Andy: It’s our lead singer Luke’s mother’s maiden name (she’s Scottish) and a street he used to live on. Elmore band…? There’s one in London but we’re bigger than them so doesn’t matter! Although myself and Rich here are big jazz fans and love Elmore James [of the Elmore D Band]! Don’t forget we’re Elmor though!

Liv: How did the band form? Where are you all from?

Andy: Luke and I have been mates for about five years. After living in Vancouver I moved back here [London] and hooked up with him for some drinks. Luke said he had written some songs and wanted to get a band together. We started with a five piece line-up then. However things weren’t working and our original guitarist had to be fired after a year, so Tristan joined who we knew from the muso circle around here! We went through three other drummers before getting Richard who we found on the net….so 21st century!!

 Liv: What is muso?

 Andy: People in England who are musicians basically…! But it’s like more of a cool term for rockers.

 Liv: Ah, I like!

Andy: As a band we all have different influences though and so the sound we have is different than what it was when we began. The songs we did when it started three years ago? We don’t play any of them now!

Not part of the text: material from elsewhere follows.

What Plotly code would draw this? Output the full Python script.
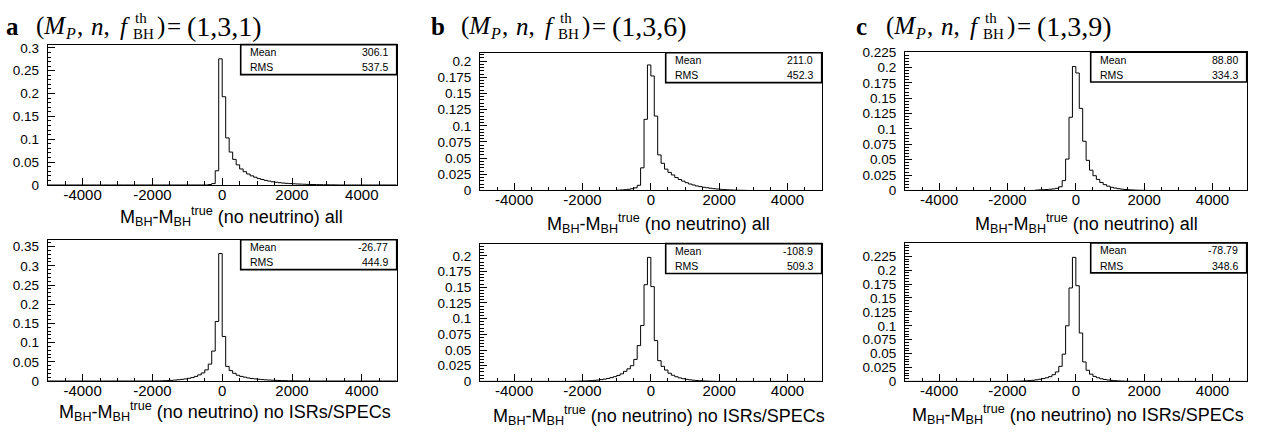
import plotly.graph_objects as go

# ---------------- data ----------------
bin_width = 100
x_low, x_high = -5000, 5000

# normalised bin contents, listed from the first non-empty bin (lower edge given)
a_all_start = -400
a_all = [0.001, 0.003, 0.031, 0.276, 0.193, 0.103, 0.072, 0.056, 0.044, 0.035,
         0.029, 0.024, 0.020, 0.017, 0.014, 0.012, 0.010, 0.0085, 0.007, 0.006,
         0.005, 0.0042, 0.0036, 0.003, 0.0026, 0.0022, 0.0019, 0.0016, 0.0013, 0.0011,
         0.0009, 0.0007, 0.0006, 0.0005, 0.0004, 0.0003, 0.0002]

a_nois_start = -2000
a_nois = [0.0002, 0.0003, 0.0005, 0.0008, 0.0012, 0.0017, 0.0024, 0.0032, 0.0042, 0.0055,
          0.007, 0.009, 0.012, 0.016, 0.021, 0.029, 0.044, 0.078, 0.155, 0.332,
          0.116, 0.038, 0.027, 0.020, 0.015, 0.012, 0.010, 0.008, 0.0065, 0.0055,
          0.0045, 0.0037, 0.003, 0.0025, 0.002, 0.0016, 0.0013, 0.001, 0.0008, 0.0006,
          0.0005, 0.0004, 0.0003, 0.0002]

b_all_start = -1000
b_all = [0.0005, 0.0008, 0.0012, 0.0018, 0.0027, 0.004, 0.008, 0.035, 0.110, 0.194,
         0.177, 0.115, 0.055, 0.042, 0.033, 0.028, 0.024, 0.020, 0.017, 0.0145,
         0.012, 0.010, 0.0085, 0.007, 0.006, 0.005, 0.0042, 0.0035, 0.0028, 0.0023,
         0.0018, 0.0014, 0.0011, 0.0008, 0.0006, 0.0004, 0.0003, 0.0002]

b_nois_start = -2300
b_nois = [0.0002, 0.0003, 0.0005, 0.0007, 0.0009, 0.0012, 0.0016, 0.0021, 0.0028, 0.0036,
          0.0047, 0.006, 0.0075, 0.0095, 0.012, 0.016, 0.020, 0.025, 0.035, 0.057,
          0.089, 0.154, 0.1975, 0.151, 0.065, 0.033, 0.024, 0.018, 0.013, 0.0098,
          0.0074, 0.0056, 0.0043, 0.0033, 0.0025, 0.0019, 0.0014, 0.001, 0.0007, 0.0005,
          0.0003, 0.0002]

c_all_start = -1200
c_all = [0.0006, 0.001, 0.0012, 0.0015, 0.002, 0.0026, 0.0035, 0.006, 0.016, 0.051,
         0.119, 0.2015, 0.191, 0.1335, 0.080, 0.049, 0.033, 0.024, 0.018, 0.013,
         0.0095, 0.007, 0.0052, 0.0039, 0.0029, 0.0022, 0.0016, 0.0012, 0.0009, 0.0006,
         0.0004, 0.0003, 0.0002]

c_nois_start = -1900
c_nois = [0.0002, 0.0003, 0.0005, 0.0007, 0.001, 0.0014, 0.002, 0.0028, 0.0038, 0.005,
          0.0065, 0.0085, 0.012, 0.017, 0.027, 0.049, 0.100, 0.168, 0.223, 0.172,
          0.087, 0.035, 0.020, 0.013, 0.009, 0.0065, 0.0047, 0.0034, 0.0025, 0.0018,
          0.0013, 0.0009, 0.0006, 0.0004, 0.0002]

stats_mean = {"a_all": "306.1", "a_nois": "-26.77", "b_all": "211.0",
              "b_nois": "-108.9", "c_all": "88.80", "c_nois": "-78.79"}
stats_rms = {"a_all": "537.5", "a_nois": "444.9", "b_all": "452.3",
             "b_nois": "509.3", "c_all": "334.3", "c_nois": "348.6"}

panel_letters = ["a", "b", "c"]
panel_params = ["(1,3,1)", "(1,3,6)", "(1,3,9)"]
xlabel_all = "M<sub>BH</sub>-M<sub>BH</sub><sup>true</sup> (no neutrino) all"
xlabel_nois = "M<sub>BH</sub>-M<sub>BH</sub><sup>true</sup> (no neutrino) no ISRs/SPECs"
x_ticks = [-4000, -2000, 0, 2000, 4000]

# ---------------- layout helpers ----------------
W, H = 1273, 437
def px(x):
    return x / W
def py(y):
    return 1 - y / H

SANS = "Liberation Sans, Arial, sans-serif"
SERIF = "Liberation Serif, Times New Roman, serif"

panels = [
    # key, values, start, frame(x0,x1,y0,y1), ymax, dtick, minor, xlabel, label centre
    ("a_all", a_all, a_all_start, (47.7, 396.7, 39.0, 184.3), 0.307, 0.05, 0.01, xlabel_all, 231, 217),
    ("a_nois", a_nois, a_nois_start, (47.7, 396.7, 241.0, 387.3), 0.368, 0.05, 0.01, xlabel_nois, 225, 419),
    ("b_all", b_all, b_all_start, (480.0, 821.7, 47.3, 190.0), 0.213, 0.025, 0.005, xlabel_all, 658, 224),
    ("b_nois", b_nois, b_nois_start, (480.0, 821.7, 245.0, 387.7), 0.2195, 0.025, 0.005, xlabel_nois, 659, 423),
    ("c_all", c_all, c_all_start, (905.0, 1246.7, 46.7, 190.0), 0.225, 0.025, 0.005, xlabel_all, 1086, 224),
    ("c_nois", c_nois, c_nois_start, (905.0, 1246.7, 244.3, 387.7), 0.249, 0.025, 0.005, xlabel_nois, 1078, 422),
]

fig = go.Figure()
shapes = []
annotations = []
layout = dict(width=W, height=H, margin=dict(l=0, r=0, t=0, b=0),
              paper_bgcolor="white", plot_bgcolor="white", showlegend=False)

nbins = (x_high - x_low) // bin_width
edges = [x_low + i * bin_width for i in range(nbins + 1)]

def ann(x, y, text, size, family=SANS, xanchor="left"):
    annotations.append(dict(xref="paper", yref="paper", x=px(x), y=py(y),
                            xanchor=xanchor, yanchor="middle", text=text, showarrow=False,
                            borderpad=0, font=dict(family=family, size=size, color="black")))

for i, (key, vals, start, fr, ymax, dt, mdt, xlab, tx, ty) in enumerate(panels):
    n = i + 1
    xa = "x" if n == 1 else f"x{n}"
    ya = "y" if n == 1 else f"y{n}"
    contents = [0.0] * nbins
    first = (start - x_low) // bin_width
    for j, v in enumerate(vals):
        contents[first + j] = v
    fig.add_trace(go.Scatter(
        x=edges, y=contents + [contents[-1]], xaxis=xa, yaxis=ya,
        mode="lines", line=dict(color="black", width=1, shape="hv"),
        hoverinfo="skip"))
    x0, x1, y0, y1 = fr
    layout["xaxis" if n == 1 else f"xaxis{n}"] = dict(
        domain=[px(x0), px(x1)], anchor=ya, range=[x_low, x_high],
        tickmode="array", tickvals=x_ticks, ticktext=[str(t) for t in x_ticks],
        ticks="inside", ticklen=7, tickwidth=1, tickcolor="black",
        minor=dict(dtick=500, tick0=0, ticks="inside", ticklen=3.5, tickcolor="black", tickwidth=1),
        showline=True, mirror=True, linecolor="black", linewidth=1,
        showgrid=False, zeroline=False, ticklabelstandoff=-4,
        tickfont=dict(family=SANS, size=15, color="black"))
    layout["yaxis" if n == 1 else f"yaxis{n}"] = dict(
        domain=[py(y1), py(y0)], anchor=xa, range=[0, ymax],
        tick0=0, dtick=dt,
        ticks="inside", ticklen=7, tickwidth=1, tickcolor="black",
        minor=dict(dtick=mdt, tick0=0, ticks="inside", ticklen=3.5, tickcolor="black", tickwidth=1),
        showline=True, mirror=True, linecolor="black", linewidth=1,
        showgrid=False, zeroline=False, ticklabelstandoff=5,
        tickfont=dict(family=SANS, size=13.5, color="black"))
    # stats box
    bw, bh = 156, 31
    bx0, bx1, by0, by1 = x1 - bw, x1, y0, y0 + bh
    shapes.append(dict(type="rect", xref="paper", yref="paper",
                       x0=px(bx0), x1=px(bx1), y0=py(by1), y1=py(by0),
                       line=dict(color="black", width=1.6), fillcolor="white"))
    for lab, val, dy in (("Mean", stats_mean[key], 7.8), ("RMS", stats_rms[key], 23.5)):
        ann(bx0 + 8, by0 + dy, lab, 10.5)
        ann(bx1 - 8, by0 + dy, val, 10.5, xanchor="right")
    # x axis title
    ann(tx, ty, xlab, 18, xanchor="center")

# panel titles, set piece by piece to follow the math layout
title_x = [5, 430, 855]
TS = 25
for k in range(3):
    o = title_x[k]
    ann(o, 20, f"<b>{panel_letters[k]}</b>", TS, SERIF)
    ann(o + 30, 20, "(<i>M</i>", TS, SERIF)
    ann(o + 59, 27, "<i>P</i>", 16, SERIF)
    ann(o + 71, 20, ",", TS, SERIF)
    ann(o + 85, 20, "<i>n</i>,", TS, SERIF)
    ann(o + 114, 20, "<i>f</i>", TS, SERIF)
    ann(o + 127, 28, "BH", 15, SERIF)
    ann(o + 129, 11, "th", 15, SERIF)
    ann(o + 151, 20, ")", TS, SERIF)
    ann(o + 161, 20, "=", TS, SERIF)
    ann(o + 181, 20, panel_params[k], 28, SERIF)

layout["shapes"] = shapes
layout["annotations"] = annotations
fig.update_layout(**layout)
fig.write_html("out.html")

 Liv: Describe Elmor’s sound to someone who has never heard your music before

Andy: Melodic rock; energetic rock sound with a commercial vibe…hang on we once had a review from a national paper which describes us well: “A face-off between the west coast of America indebted soaring melodies of the Thrills and the day-glo pop of the hirsute Magic Numbers, with a dash of stadium rock U2 and even industrial Editors-esque riffs” THE FLY “A lot of scope and expansiveness to the music, a certain kind of wind-swept romanticism” THE INDEPENDENT ”

Liv: If you weren’t in the band, what would you be doing?

Andy: Working in the industry; I’d probably go into management. I was doing that before the band. Luke would probably carry on – writing, doing solo stuff – and start a gardening business.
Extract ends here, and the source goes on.